> **THE EXERCISE**
Retype the run of lines that opens with the line containing "What Altair code" and closes with the line containing "690, 695, 700]", exactly and inclusively, but skip the pictures.

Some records
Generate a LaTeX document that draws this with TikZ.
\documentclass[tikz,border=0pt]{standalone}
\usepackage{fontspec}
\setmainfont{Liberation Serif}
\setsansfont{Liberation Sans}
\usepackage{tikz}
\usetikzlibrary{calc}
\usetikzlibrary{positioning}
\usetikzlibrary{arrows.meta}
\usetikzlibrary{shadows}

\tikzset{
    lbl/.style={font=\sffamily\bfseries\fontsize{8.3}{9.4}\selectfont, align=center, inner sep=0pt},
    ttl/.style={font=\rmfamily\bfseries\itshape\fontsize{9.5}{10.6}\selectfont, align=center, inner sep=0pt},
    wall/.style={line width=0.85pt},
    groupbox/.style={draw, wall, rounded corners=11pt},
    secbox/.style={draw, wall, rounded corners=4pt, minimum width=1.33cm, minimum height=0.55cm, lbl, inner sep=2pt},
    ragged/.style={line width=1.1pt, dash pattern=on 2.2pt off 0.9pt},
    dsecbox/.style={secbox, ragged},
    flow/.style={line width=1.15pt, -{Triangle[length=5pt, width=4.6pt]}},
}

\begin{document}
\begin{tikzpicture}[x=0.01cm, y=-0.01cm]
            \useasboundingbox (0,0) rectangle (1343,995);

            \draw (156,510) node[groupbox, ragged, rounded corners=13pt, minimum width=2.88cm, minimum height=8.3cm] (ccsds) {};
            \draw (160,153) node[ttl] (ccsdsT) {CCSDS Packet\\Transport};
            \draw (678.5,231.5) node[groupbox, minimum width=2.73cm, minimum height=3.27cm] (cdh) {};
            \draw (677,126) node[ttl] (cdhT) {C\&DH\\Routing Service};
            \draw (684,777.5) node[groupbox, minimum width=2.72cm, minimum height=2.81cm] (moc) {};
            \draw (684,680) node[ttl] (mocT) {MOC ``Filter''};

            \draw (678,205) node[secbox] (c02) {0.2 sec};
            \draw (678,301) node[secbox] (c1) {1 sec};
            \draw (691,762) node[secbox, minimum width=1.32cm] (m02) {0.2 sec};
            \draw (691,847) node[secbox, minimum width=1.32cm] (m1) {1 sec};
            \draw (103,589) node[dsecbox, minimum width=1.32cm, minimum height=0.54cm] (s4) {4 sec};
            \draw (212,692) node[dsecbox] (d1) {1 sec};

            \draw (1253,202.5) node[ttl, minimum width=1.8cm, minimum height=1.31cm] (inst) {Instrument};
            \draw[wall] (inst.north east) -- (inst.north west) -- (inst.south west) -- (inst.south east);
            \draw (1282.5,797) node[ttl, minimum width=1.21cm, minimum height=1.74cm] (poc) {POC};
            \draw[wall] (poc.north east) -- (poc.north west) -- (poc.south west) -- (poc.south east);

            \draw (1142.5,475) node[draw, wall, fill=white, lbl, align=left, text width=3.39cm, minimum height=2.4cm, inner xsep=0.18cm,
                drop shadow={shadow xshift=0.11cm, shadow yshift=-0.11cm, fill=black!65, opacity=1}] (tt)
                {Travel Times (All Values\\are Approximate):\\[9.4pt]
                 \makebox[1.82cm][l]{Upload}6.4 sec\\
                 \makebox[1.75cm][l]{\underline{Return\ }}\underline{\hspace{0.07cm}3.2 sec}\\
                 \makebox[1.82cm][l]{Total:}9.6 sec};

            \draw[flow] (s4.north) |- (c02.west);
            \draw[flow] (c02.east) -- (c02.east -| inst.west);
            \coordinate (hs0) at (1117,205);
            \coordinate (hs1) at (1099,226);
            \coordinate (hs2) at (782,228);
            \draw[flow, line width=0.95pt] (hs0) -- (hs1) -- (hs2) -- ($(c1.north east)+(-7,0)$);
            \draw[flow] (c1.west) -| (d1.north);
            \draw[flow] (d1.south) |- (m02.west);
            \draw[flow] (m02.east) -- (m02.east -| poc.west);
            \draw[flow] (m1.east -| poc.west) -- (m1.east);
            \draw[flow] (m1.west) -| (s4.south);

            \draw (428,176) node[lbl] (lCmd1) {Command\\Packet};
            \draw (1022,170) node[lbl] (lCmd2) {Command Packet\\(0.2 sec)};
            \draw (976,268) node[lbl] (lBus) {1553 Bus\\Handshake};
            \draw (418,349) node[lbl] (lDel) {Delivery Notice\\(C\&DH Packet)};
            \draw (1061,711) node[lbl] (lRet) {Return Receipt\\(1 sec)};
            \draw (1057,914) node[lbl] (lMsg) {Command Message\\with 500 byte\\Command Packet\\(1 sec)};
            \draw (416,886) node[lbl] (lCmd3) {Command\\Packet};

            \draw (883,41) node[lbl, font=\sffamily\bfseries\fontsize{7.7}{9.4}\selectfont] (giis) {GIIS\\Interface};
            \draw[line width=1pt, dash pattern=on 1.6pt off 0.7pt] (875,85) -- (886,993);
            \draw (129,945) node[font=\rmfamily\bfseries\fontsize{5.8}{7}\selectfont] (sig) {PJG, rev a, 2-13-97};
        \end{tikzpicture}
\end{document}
==
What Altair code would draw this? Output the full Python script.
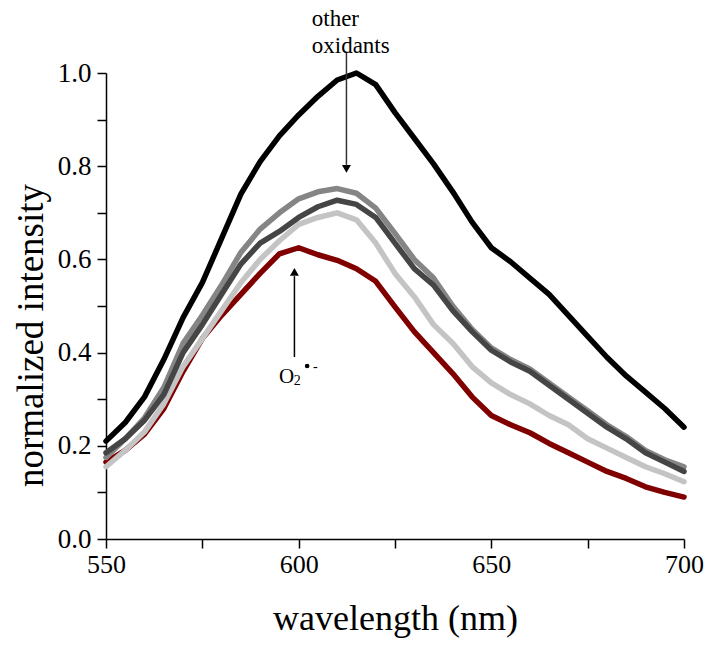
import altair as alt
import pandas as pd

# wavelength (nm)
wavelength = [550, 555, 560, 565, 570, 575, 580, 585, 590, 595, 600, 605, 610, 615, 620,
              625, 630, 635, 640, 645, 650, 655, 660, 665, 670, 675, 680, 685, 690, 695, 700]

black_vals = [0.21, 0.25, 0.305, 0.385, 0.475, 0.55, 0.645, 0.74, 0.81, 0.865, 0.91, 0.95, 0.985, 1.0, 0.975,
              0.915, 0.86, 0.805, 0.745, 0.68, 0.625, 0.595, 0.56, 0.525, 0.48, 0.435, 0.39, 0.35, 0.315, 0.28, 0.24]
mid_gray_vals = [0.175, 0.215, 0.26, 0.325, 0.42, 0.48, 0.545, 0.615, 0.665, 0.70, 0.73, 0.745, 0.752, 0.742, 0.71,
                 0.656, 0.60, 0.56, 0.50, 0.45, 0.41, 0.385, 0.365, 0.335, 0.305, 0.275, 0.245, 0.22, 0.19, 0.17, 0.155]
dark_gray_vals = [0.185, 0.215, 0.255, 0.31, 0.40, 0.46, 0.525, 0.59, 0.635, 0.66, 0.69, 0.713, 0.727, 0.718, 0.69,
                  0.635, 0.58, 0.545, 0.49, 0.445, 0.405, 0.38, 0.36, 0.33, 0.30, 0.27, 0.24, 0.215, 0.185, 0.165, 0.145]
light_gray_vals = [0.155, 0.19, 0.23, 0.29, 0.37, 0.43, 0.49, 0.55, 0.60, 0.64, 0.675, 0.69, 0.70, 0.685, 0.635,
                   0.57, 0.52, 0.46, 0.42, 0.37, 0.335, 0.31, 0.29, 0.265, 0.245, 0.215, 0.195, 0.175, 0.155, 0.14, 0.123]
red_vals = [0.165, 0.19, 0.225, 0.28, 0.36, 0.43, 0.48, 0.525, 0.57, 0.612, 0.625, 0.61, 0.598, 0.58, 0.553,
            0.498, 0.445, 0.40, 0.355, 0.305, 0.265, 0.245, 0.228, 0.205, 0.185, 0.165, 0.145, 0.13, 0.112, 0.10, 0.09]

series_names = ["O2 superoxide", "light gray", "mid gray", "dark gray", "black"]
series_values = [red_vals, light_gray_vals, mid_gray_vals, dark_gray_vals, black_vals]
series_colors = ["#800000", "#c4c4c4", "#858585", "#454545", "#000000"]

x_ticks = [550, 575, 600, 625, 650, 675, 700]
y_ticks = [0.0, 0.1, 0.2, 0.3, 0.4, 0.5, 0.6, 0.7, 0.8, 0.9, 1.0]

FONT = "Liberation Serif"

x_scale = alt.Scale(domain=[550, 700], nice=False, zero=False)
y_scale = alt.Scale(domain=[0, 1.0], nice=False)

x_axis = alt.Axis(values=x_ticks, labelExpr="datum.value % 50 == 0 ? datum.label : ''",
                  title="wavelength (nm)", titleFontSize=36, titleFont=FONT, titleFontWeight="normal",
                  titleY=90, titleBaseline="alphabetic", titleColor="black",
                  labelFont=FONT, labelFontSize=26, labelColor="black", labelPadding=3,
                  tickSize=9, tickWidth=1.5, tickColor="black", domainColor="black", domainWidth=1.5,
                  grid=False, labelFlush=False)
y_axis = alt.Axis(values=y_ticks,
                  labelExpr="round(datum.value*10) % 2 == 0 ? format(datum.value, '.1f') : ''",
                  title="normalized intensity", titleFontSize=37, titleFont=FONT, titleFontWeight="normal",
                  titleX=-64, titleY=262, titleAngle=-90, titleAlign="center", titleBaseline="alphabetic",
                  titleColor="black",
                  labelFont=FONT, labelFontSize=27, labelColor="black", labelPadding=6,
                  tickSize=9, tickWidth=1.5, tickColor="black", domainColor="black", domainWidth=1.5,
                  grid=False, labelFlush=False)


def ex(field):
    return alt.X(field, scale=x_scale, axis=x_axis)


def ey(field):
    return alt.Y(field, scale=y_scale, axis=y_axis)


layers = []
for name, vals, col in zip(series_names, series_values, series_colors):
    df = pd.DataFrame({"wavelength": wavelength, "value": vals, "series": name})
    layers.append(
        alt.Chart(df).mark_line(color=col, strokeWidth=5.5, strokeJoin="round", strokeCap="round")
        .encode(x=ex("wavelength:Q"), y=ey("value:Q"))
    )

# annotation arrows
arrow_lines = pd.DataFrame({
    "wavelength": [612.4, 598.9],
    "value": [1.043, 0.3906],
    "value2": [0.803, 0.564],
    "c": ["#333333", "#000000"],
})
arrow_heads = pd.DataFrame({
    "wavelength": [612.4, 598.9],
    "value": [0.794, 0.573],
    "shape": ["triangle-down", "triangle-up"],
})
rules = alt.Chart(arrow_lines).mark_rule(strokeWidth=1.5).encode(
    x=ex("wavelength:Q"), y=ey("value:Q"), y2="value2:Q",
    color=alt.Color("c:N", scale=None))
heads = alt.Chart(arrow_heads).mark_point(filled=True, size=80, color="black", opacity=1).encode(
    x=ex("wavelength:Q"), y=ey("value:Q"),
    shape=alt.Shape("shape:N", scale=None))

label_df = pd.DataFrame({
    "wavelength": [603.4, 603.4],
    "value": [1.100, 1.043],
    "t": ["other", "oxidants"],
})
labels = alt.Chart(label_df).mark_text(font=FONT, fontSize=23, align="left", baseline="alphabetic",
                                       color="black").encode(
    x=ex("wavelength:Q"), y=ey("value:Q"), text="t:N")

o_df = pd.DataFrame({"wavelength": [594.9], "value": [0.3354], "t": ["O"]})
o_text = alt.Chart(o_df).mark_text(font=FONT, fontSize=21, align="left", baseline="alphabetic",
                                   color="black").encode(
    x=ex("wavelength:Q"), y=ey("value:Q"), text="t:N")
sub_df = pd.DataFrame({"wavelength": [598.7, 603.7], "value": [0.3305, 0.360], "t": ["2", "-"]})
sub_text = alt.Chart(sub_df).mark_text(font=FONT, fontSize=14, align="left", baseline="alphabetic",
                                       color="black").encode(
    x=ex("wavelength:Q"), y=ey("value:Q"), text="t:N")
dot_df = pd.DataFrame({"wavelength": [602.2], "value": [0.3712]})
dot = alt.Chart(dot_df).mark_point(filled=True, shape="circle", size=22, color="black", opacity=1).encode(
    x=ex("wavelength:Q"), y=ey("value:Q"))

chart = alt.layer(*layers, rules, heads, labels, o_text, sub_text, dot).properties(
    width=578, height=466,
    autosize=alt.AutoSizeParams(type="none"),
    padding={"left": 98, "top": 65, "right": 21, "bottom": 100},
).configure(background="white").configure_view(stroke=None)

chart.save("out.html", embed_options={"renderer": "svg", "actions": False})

> **ANSWER IN FULL**
What Altair code would draw this? Output the full Python script.
import altair as alt
import pandas as pd

# wavelength (nm)
wavelength = [550, 555, 560, 565, 570, 575, 580, 585, 590, 595, 600, 605, 610, 615, 620,
              625, 630, 635, 640, 645, 650, 655, 660, 665, 670, 675, 680, 685, 690, 695, 700]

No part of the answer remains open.